Par Craig Urquart
Alors que le Congrès National Africain au pouvoir continue à panser ses plaies après les élections les plus farouchement disputées depuis l’avènement de la démocratie en Afrique du Sud, les feux de la rampe sont tournés vers un agriculteur blanc devenu politicien, sur le point de devenir maire d’un district métropolitain qui porte le nom du plus grand fils du pays, Nelson Mandela.
Dans la même région du Cap Oriental où le célèbre homme d’État est né – et enterré – Atholl Trollip a causé à l’ANC sa défaite la plus humiliante depuis que le parti a été légitimé il y a plus de 25 ans.
L’Alliance Démocratique de Trollip a remporté 47 pour cent des voix contre 41 pour cent l’ANC dans le Nelson Mandela Bay (anciennement Port Elizabeth). La victoire signale un changement dramatique dans une société qui a démontré sa frustration face à la mauvaise gouvernance et la corruption.
La région a toujours été un symbole de l’ANC et la lutte pour la libération. Beaucoup de dirigeants du pays sont nés et ont grandi dans le Cap oriental, y compris Govan Mbeki qui a été emprisonné (avec Mandela) sur l’île de Robben, ainsi que son fils Thabo qui a servi comme président de 1999 à 2008. C’est également le lieu où le héros de la libération Steven Biko a vécu avant son assassinat par la police de l’apartheid de l’époque.
L’ANC était si soucieux des enjeux électoraux dans cette région clé qu’il a désigné Danny Jordaan comme son candidat. Jordaan, ancien député de l’ANC qui a joué un rôle crucial dans l’octroi à l’Afrique du Sud de l’accueil de la Coupe du Monde de la FIFA pour la première fois en Afrique, a travaillé sans relâche pour éviter que la région ne tombe dans les mains de l’opposition.
L’ANC a mené une campagne basée sur le racisme et a accusé le DA de détournement du nom de Mandela en prétendant qu’il défendait ses valeurs et idéaux.
Trollip qui parle couramment la langue locale Xhosa a dit qu’il est « extrêmement honoré » de remporter la victoire dans la ville nommée Mandela. « Mandela a incité les Sud-Africains à travailler ensemble et c’est ce que nous comptons faire », a-t-il dit.
Félicitant Trollip, Mmusi Maimane qui est le premier leader noir de la DA, a déclaré que pour les années à venir, et avec le réajustement du paysage politique Sud-africain, cette élection sera considérée comme le «point de bascule».
« On s’en souviendra comme le moment où l’ANC a perdu son emprise comme le parti dominant, et où le DA a émergé comme un concurrent sérieux pour gagner une élection nationale.

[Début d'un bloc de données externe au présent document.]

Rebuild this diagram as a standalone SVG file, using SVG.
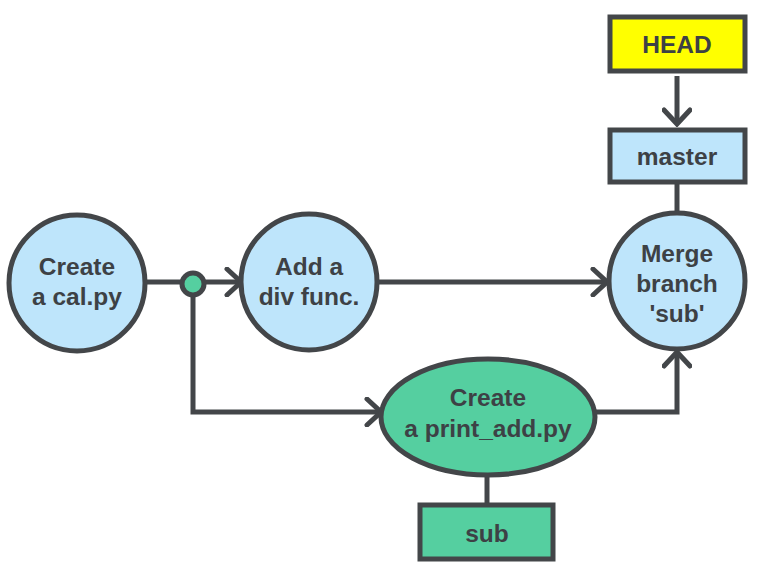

C’est une bonne nouvelle pour notre démocratie. Pendant trop longtemps, l’ANC a mal gouverné notre pays en toute impunité », a-t-il dit.
Selon Maimane, le mythe que la DA est un parti de « blancs » a finalement été brisée. «De plus en plus de noirs sud-africains voient le changement que nous pouvons apporter lorsque nous gouvernons et que nous avons la confiance des votes. Cette élection enseigne deux grandes leçons à notre jeune démocratie.
« Premièrement, les électeurs sont libres de choisir un gouvernement autre que l’ANC, quelles que soient leurs villes ou leurs origines. Et deuxièmement, que le pouvoir de conquête par la division raciale de l’ANC diminue de jour en jour”, a-t-il ajouté.
En dehors de la défaite écrasante dans le Cap oriental, l’ANC a également perdu sa majorité à Johannesburg et la municipalité qui abrite la capitale, Pretoria. Le DA a également renforcé sa majorité au Cap pour de plus de deux tiers, un vote de confiance retentissant dans sa capacité à gouverner.
Le président Jacob Zuma qui a été blâmé pour la plupart des maux de l’ANC doit être un homme très inquiet.
Après tout, sa maison privée à plusieurs millions de dollars à Nkandla croupit désormais dans une région qui est gérée par le Inkatha Freedom Party tandis que son bureau à Pretoria et le Parlement à Cape Town sont tous deux situés dans des zones gérées par le DA.